Professor Christopher Kennedy, Director of Centre for English Language Studies of University of Birmingham (UK) spoke as the keynote speaker during the first day of the conference. During his speech, he mentioned about a book which was published 30 years ago titled 'Can language be planned?'. He said the scenario back then portrayed in the book has changed and that we are now living in a globalised world where we use global language. He compared the language policy and development issues in this century that were discussed in the conference with the question raised in the book.
Plenary speakers during the conference were Dr. Syed Manzoorul Islam, Department of English, University of Dhaka, Dr. Sadeka Halim, Department of Sociology, University of Dhaka and Mustafa Jabbar, Chief Executive of Ananda Computers. Dr. Halim discussed how the use of language can marginalize and exclude women from development. She brought out the issues concerning gender and development where language has tremendous power to shape and influence the role and identity of women by means of texts, literature, media and others. The first day of the conference ended with a lively cultural programme followed by dinner. During the second day of the conference, Hamidul Haque, Assistant Professor of American International University Bangladesh opened up the day by presenting his research paper titled -- '
Does your choice of language equate to your choice of identity? Exploring the role of languages in education'. Harnunur Rashid Khan from East West University revealed some interesting facts regarding the underlining notion of the development of Bangladeshi English, also known as 'Banglish'. In his paper he tracked the inevitable evolution of 'Banglish' and questioned whether this hybrid language is effective for the nation. On the other hand, Dr. Nkechi M. Christopher, Lecturer of Department of Communication and Language Arts, University of Ibadan (Nigeria), Greg Dekker, Language, Education and Development (LEAD), SIL International and Dr. Pamela MacKenzie, Education Consultant of International Network for Development (India) portrayed case studies in relation to the language development and policy implementation in foreign countries.

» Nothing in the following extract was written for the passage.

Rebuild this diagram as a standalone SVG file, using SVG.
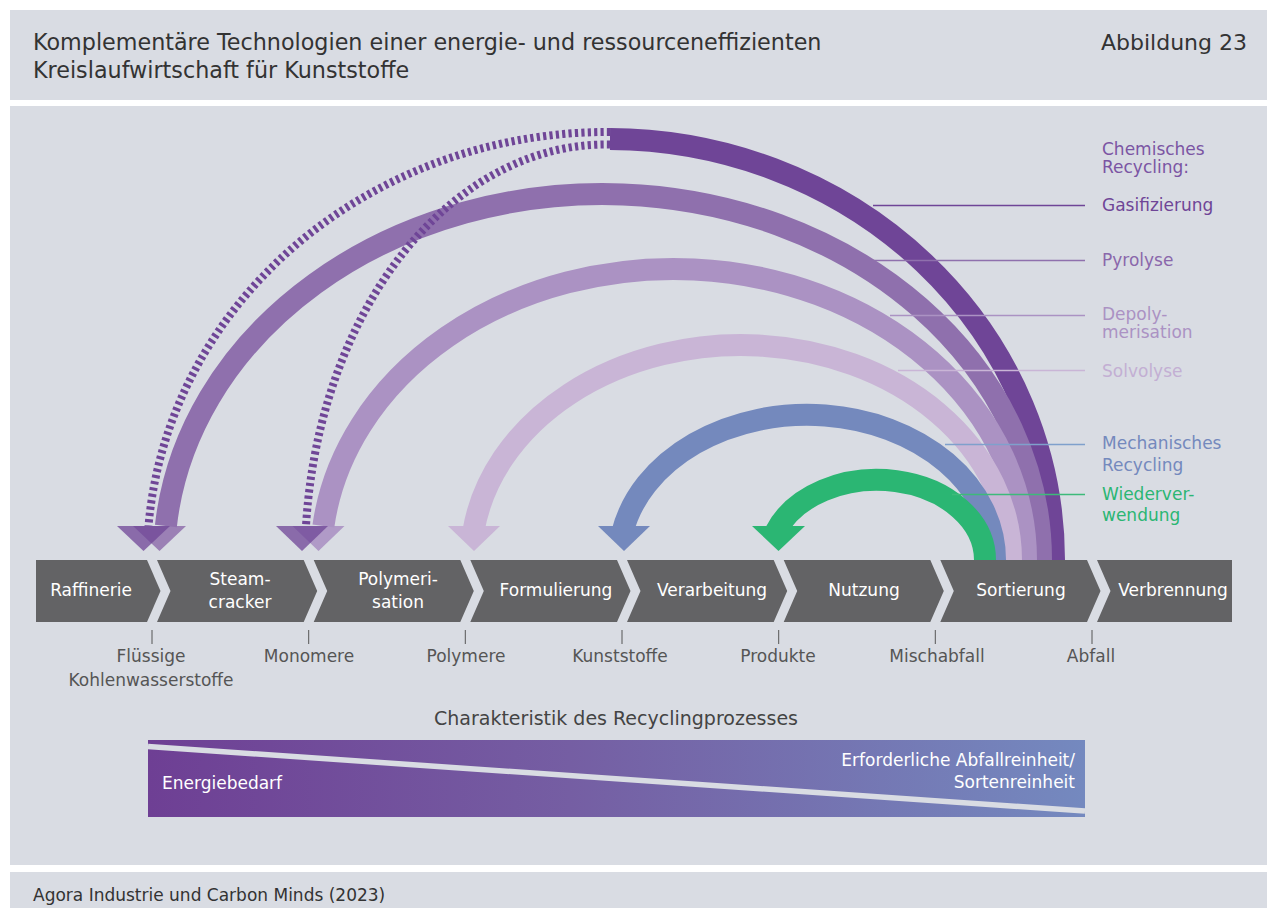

The third day of the conference ended with riveting issues discussed by the speakers. Among them, Dr. Ya-Hui Kuo, Assistant Professor of Department of English, Wenzao Ursuline College of Languages (Taiwan) explained the language challenges faced by international graduate students at United States in his research paper. He mentioned recommendations and suggestions to international students that will prepare and assist them in adjusting, adapting, and overcoming their language challenges. Meanwhile, Paul Scott, Interactive Editor of BBC Learning English (UK) discussed BBC's experience globally as well as in Bangladesh in regards to the English language teaching, media and technology. Tanya Cotter, ICT Coordinator and Teacher, British Council Dhaka was the concluding speaker who gave a detailed overview of Internet as the tool for continuous teacher development in the conference.
As the conference concluded successfully, it left remarks and opened the doors to discuss key issues related to language and education reform policies for the government.